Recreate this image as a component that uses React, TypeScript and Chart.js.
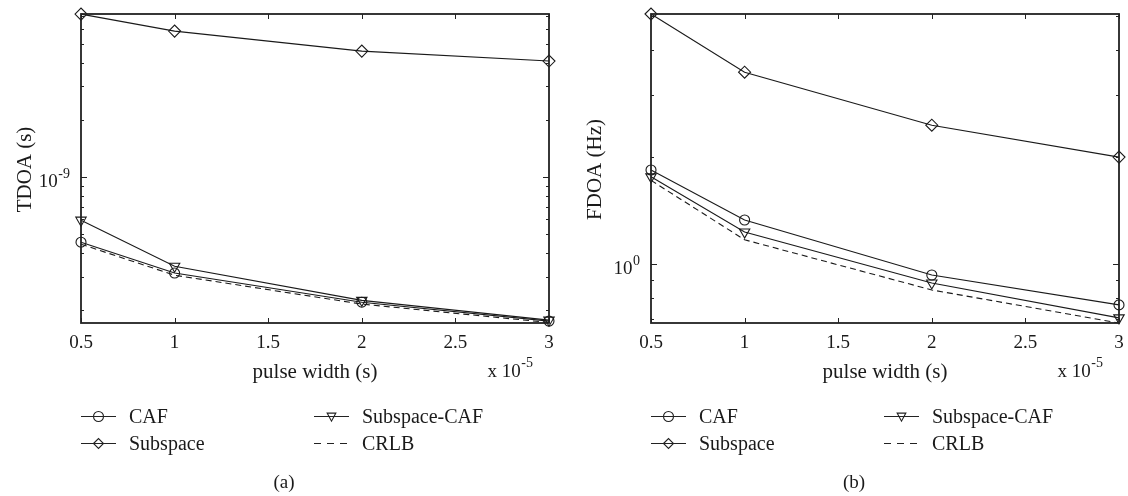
import React, { useEffect, useRef } from 'react';
import { Chart, registerables } from 'chart.js';

Chart.register(...registerables);

// ---------- data ----------
const pulseWidths = [0.5, 1, 2, 3]; // x 10^-5 s
const xTicks = [0.5, 1, 1.5, 2, 2.5, 3];
const xTickLabels = ['0.5', '1', '1.5', '2', '2.5', '3'];

const tdoaCAF = [4.55e-10, 3.13e-10, 2.2e-10, 1.75e-10];
const tdoaSubspace = [7.2e-9, 5.86e-9, 4.6e-9, 4.08e-9];
const tdoaSubspaceCAF = [5.94e-10, 3.4e-10, 2.25e-10, 1.77e-10];
const tdoaCRLB = [4.44e-10, 3.05e-10, 2.15e-10, 1.72e-10];

const fdoaCAF = [1.84, 1.33, 0.931, 0.767];
const fdoaSubspace = [5.06, 3.47, 2.46, 2.0];
const fdoaSubspaceCAF = [1.76, 1.23, 0.884, 0.705];
const fdoaCRLB = [1.72, 1.17, 0.845, 0.682];

const tdoaRange = [1.71e-10, 7.21e-9];
const fdoaRange = [0.682, 5.06];
const tdoaMajor = [1e-9];
const tdoaMajorExp = ['-9'];
const tdoaMinor = [2e-10, 3e-10, 4e-10, 5e-10, 6e-10, 7e-10, 8e-10, 9e-10, 2e-9, 3e-9, 4e-9, 5e-9, 6e-9, 7e-9];
const fdoaMajor = [1];
const fdoaMajorExp = ['0'];
const fdoaMinor = [0.7, 0.8, 0.9, 2, 3, 4, 5];

const seriesNames = ['CAF', 'Subspace', 'Subspace-CAF', 'CRLB'];
const xTitle = 'pulse width (s)';

const FONT = '"Liberation Serif", "Times New Roman", serif';
const INK = '#1a1a1a';

type PanelProps = {
  values: number[][];
  range: number[];
  major: number[];
  majorExp: string[];
  minor: number[];
  yTitle: string;
  caption: string;
  padLeft: number;
  padRight: number;
};

function drawMarker(ctx: CanvasRenderingContext2D, kind: string, x: number, y: number, r: number) {
  ctx.beginPath();
  if (kind === 'circle') {
    ctx.arc(x, y, r, 0, Math.PI * 2);
  } else if (kind === 'diamond') {
    ctx.moveTo(x - r, y);
    ctx.lineTo(x, y - r);
    ctx.lineTo(x + r, y);
    ctx.lineTo(x, y + r);
    ctx.closePath();
  } else if (kind === 'triangle') {
    const h = r * 1.5;
    ctx.moveTo(x - r * 0.87, y - h / 2.2);
    ctx.lineTo(x + r * 0.87, y - h / 2.2);
    ctx.lineTo(x, y + h / 1.6);
    ctx.closePath();
  }
  ctx.stroke();
}

function Panel(props: PanelProps) {
  const ref = useRef<HTMLCanvasElement | null>(null);

  useEffect(() => {
    if (!ref.current) return;
    const { values, range, major, majorExp, minor, yTitle, caption, padLeft, padRight } = props;
    const mk = (arr: number[]) => pulseWidths.map((x, i) => ({ x, y: arr[i] }));

    const base = {
      borderColor: INK,
      borderWidth: 1.1,
      pointBorderColor: INK,
      pointBackgroundColor: 'rgba(0,0,0,0)',
      pointBorderWidth: 1.1,
      pointRadius: 5,
      tension: 0,
      clip: false as const,
    };

    const decor = {
      id: 'decor',
      afterDraw(chart: any) {
        const { ctx, chartArea: a } = chart;
        const xs = chart.scales.x;
        const ys = chart.scales.y;
        ctx.save();
        ctx.strokeStyle = '#222';
        ctx.fillStyle = INK;
        // frame
        ctx.lineWidth = 1.8;
        ctx.strokeRect(a.left, a.top, a.right - a.left, a.bottom - a.top);
        ctx.lineWidth = 1;
        // x ticks
        ctx.font = `19px ${FONT}`;
        ctx.textAlign = 'center';
        ctx.textBaseline = 'middle';
        xTicks.forEach((v, i) => {
          const px = Math.round(xs.getPixelForValue(v)) + 0.5;
          ctx.beginPath();
          ctx.moveTo(px, a.bottom);
          ctx.lineTo(px, a.bottom - 5);
          ctx.moveTo(px, a.top);
          ctx.lineTo(px, a.top + 5);
          ctx.stroke();
          ctx.fillText(xTickLabels[i], xs.getPixelForValue(v), a.bottom + 20);
        });
        // y minor ticks
        minor.forEach((v) => {
          const py = Math.round(ys.getPixelForValue(v)) + 0.5;
          if (py < a.top + 1 || py > a.bottom - 1) return;
          ctx.beginPath();
          ctx.moveTo(a.left, py);
          ctx.lineTo(a.left + 3, py);
          ctx.moveTo(a.right, py);
          ctx.lineTo(a.right - 3, py);
          ctx.stroke();
        });
        // y major ticks + labels
        major.forEach((v, i) => {
          const py = Math.round(ys.getPixelForValue(v)) + 0.5;
          ctx.beginPath();
          ctx.moveTo(a.left, py);
          ctx.lineTo(a.left + 6, py);
          ctx.moveTo(a.right, py);
          ctx.lineTo(a.right - 6, py);
          ctx.stroke();
          ctx.font = `14px ${FONT}`;
          const ws = ctx.measureText(majorExp[i]).width;
          const right = a.left - 11;
          ctx.textAlign = 'right';
          ctx.fillText(majorExp[i], right, py - 3);
          ctx.font = `19px ${FONT}`;
          ctx.fillText('10', right - ws - 0.5, py + 5);
        });
        // x title + exponent
        ctx.textAlign = 'center';
        ctx.font = `21px ${FONT}`;
        ctx.fillText(xTitle, (a.left + a.right) / 2, a.bottom + 49);
        ctx.font = `14px ${FONT}`;
        const wsup = ctx.measureText('-5').width;
        ctx.textAlign = 'right';
        const xr = a.right - 16;
        ctx.fillText('-5', xr, a.bottom + 40);
        ctx.font = `19px ${FONT}`;
        ctx.fillText('x 10', xr - wsup - 0.5, a.bottom + 49);
        // y title
        ctx.save();
        ctx.translate(a.left - 56, (a.top + a.bottom) / 2 + 1);
        ctx.rotate(-Math.PI / 2);
        ctx.textAlign = 'center';
        ctx.font = `21px ${FONT}`;
        ctx.fillText(yTitle, 0, 0);
        ctx.restore();
        // legend
        const rows = [a.bottom + 93, a.bottom + 120];
        const cols = [a.left, a.left + 233];
        const kinds = ['circle', 'diamond', 'triangle', 'dash'];
        ctx.font = `20px ${FONT}`;
        ctx.textAlign = 'left';
        seriesNames.forEach((name, i) => {
          const cx = cols[Math.floor(i / 2)];
          const cy = Math.round(rows[i % 2]) + 0.5;
          ctx.lineWidth = 1.1;
          ctx.beginPath();
          if (kinds[i] === 'dash') ctx.setLineDash([7, 6]);
          ctx.moveTo(cx, cy);
          ctx.lineTo(cx + 35, cy);
          ctx.stroke();
          ctx.setLineDash([]);
          if (kinds[i] !== 'dash') drawMarker(ctx, kinds[i], cx + 17.5, cy, 5);
          ctx.fillText(name, cx + 48, cy + 1);
        });
        // caption
        ctx.textAlign = 'center';
        ctx.font = `19px ${FONT}`;
        ctx.fillText(caption, a.left + 203, a.bottom + 160);
        ctx.restore();
      },
    };

    const chart = new Chart(ref.current, {
      type: 'line',
      data: {
        datasets: [
          { ...base, label: seriesNames[0], data: mk(values[0]), pointStyle: 'circle' },
          { ...base, label: seriesNames[1], data: mk(values[1]), pointStyle: 'rectRot', pointRadius: 6 },
          { ...base, label: seriesNames[2], data: mk(values[2]), pointStyle: 'triangle', pointRotation: 180, pointRadius: 6 },
          { ...base, label: seriesNames[3], data: mk(values[3]), pointRadius: 0, borderDash: [6, 4] },
        ],
      },
      options: {
        animation: false,
        responsive: false,
        events: [],
        layout: { padding: { left: padLeft, right: padRight, top: 14, bottom: 173 } },
        scales: {
          x: { type: 'linear', min: 0.5, max: 3, display: false },
          y: { type: 'logarithmic', min: range[0], max: range[1], display: false },
        },
        plugins: { legend: { display: false }, tooltip: { enabled: false } },
      },
      plugins: [decor],
    });
    return () => chart.destroy();
  }, []);

  return <canvas ref={ref} width={564} height={496} style={{ width: 564, height: 496, display: 'block' }} />;
}

export default function App() {
  return (
    <div style={{ position: 'fixed', left: 0, top: 0, width: 1128, height: 496, background: '#fff', display: 'flex' }}>
      <Panel
        values={[tdoaCAF, tdoaSubspace, tdoaSubspaceCAF, tdoaCRLB]}
        range={tdoaRange}
        major={tdoaMajor}
        majorExp={tdoaMajorExp}
        minor={tdoaMinor}
        yTitle="TDOA (s)"
        caption="(a)"
        padLeft={81}
        padRight={15}
      />
      <Panel
        values={[fdoaCAF, fdoaSubspace, fdoaSubspaceCAF, fdoaCRLB]}
        range={fdoaRange}
        major={fdoaMajor}
        majorExp={fdoaMajorExp}
        minor={fdoaMinor}
        yTitle="FDOA (Hz)"
        caption="(b)"
        padLeft={87}
        padRight={9}
      />
    </div>
  );
}
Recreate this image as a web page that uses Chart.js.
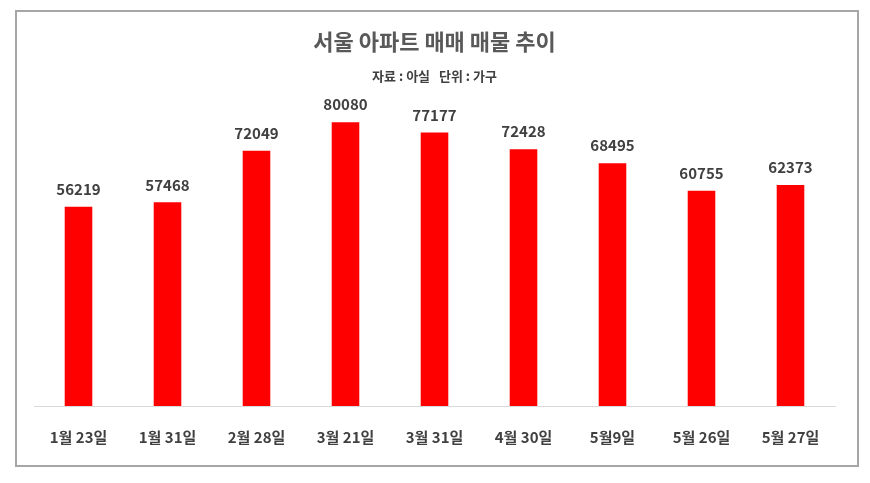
<!DOCTYPE html>
<html>
<head>
<meta charset="utf-8">
<script src="https://cdn.jsdelivr.net/npm/chart.js@4"></script>
<style>
  body { margin: 0; background: #fff; }
  #box { position: absolute; left: 15px; top: 10px; width: 840px; height: 453px; border: 2px solid #a6a6a6; }
</style>
</head>
<body>
<div id="box"><canvas id="c"></canvas></div>
<script>
// 데이터
const categories = ["1월 23일", "1월 31일", "2월 28일", "3월 21일", "3월 31일", "4월 30일", "5월9일", "5월 26일", "5월 27일"];
const listings = [56219, 57468, 72049, 80080, 77177, 72428, 68495, 60755, 62373];

const FONT = "'Noto Sans CJK KR', 'Noto Sans', sans-serif";

// 막대 위 값 표시
const valueLabels = {
    id: "valueLabels",
    afterDatasetsDraw(chart) {
        const ctx = chart.ctx;
        const meta = chart.getDatasetMeta(0);
        ctx.save();
        ctx.font = "bold 15px " + FONT;
        ctx.fillStyle = "#404040";
        ctx.textAlign = "center";
        ctx.textBaseline = "bottom";
        meta.data.forEach((bar, i) => {
            ctx.fillText(listings[i], bar.x, bar.y - 10);
        });
        ctx.restore();
    }
};

new Chart(document.getElementById("c"), {
    type: "bar",
    data: {
        labels: categories,
        datasets: [{
            data: listings,
            backgroundColor: "#ff0000",
            barPercentage: 0.31,
            categoryPercentage: 1
        }]
    },
    options: {
        responsive: true,
        maintainAspectRatio: false,
        animation: false,
        layout: { padding: { left: 17, right: 22, bottom: 5, top: 0 } },
        plugins: {
            legend: { display: false },
            tooltip: { enabled: false },
            title: {
                display: true,
                text: "서울 아파트 매매 매물 추이",
                color: "#595959",
                font: { family: FONT, size: 22, weight: "bold" },
                padding: { top: 16, bottom: 14 }
            },
            subtitle: {
                display: true,
                text: "자료 : 아실   단위 : 가구",
                color: "#404040",
                font: { family: FONT, size: 13, weight: "bold" },
                padding: { bottom: 3 }
            }
        },
        scales: {
            x: {
                grid: { display: false },
                border: { display: true, color: "#d9d9d9" },
                ticks: { color: "#404040", padding: 14, font: { family: FONT, size: 15, weight: "bold" } }
            },
            y: {
                display: false,
                min: 0,
                max: 90000
            }
        }
    },
    plugins: [valueLabels]
});
</script>
</body>
</html>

__What needs to be done__.
Reproduce the data above exactly, but only the lines from the one showing "Recreate this image as a web" through the one showing "68495, 60755, 62373];", with both ends kept and the pictures left out.

__Result of this task__.
Recreate this image as a web page that uses Chart.js.
<!DOCTYPE html>
<html>
<head>
<meta charset="utf-8">
<script src="https://cdn.jsdelivr.net/npm/chart.js@4"></script>
<style>
  body { margin: 0; background: #fff; }
  #box { position: absolute; left: 15px; top: 10px; width: 840px; height: 453px; border: 2px solid #a6a6a6; }
</style>
</head>
<body>
<div id="box"><canvas id="c"></canvas></div>
<script>
// 데이터
const categories = ["1월 23일", "1월 31일", "2월 28일", "3월 21일", "3월 31일", "4월 30일", "5월9일", "5월 26일", "5월 27일"];
const listings = [56219, 57468, 72049, 80080, 77177, 72428, 68495, 60755, 62373];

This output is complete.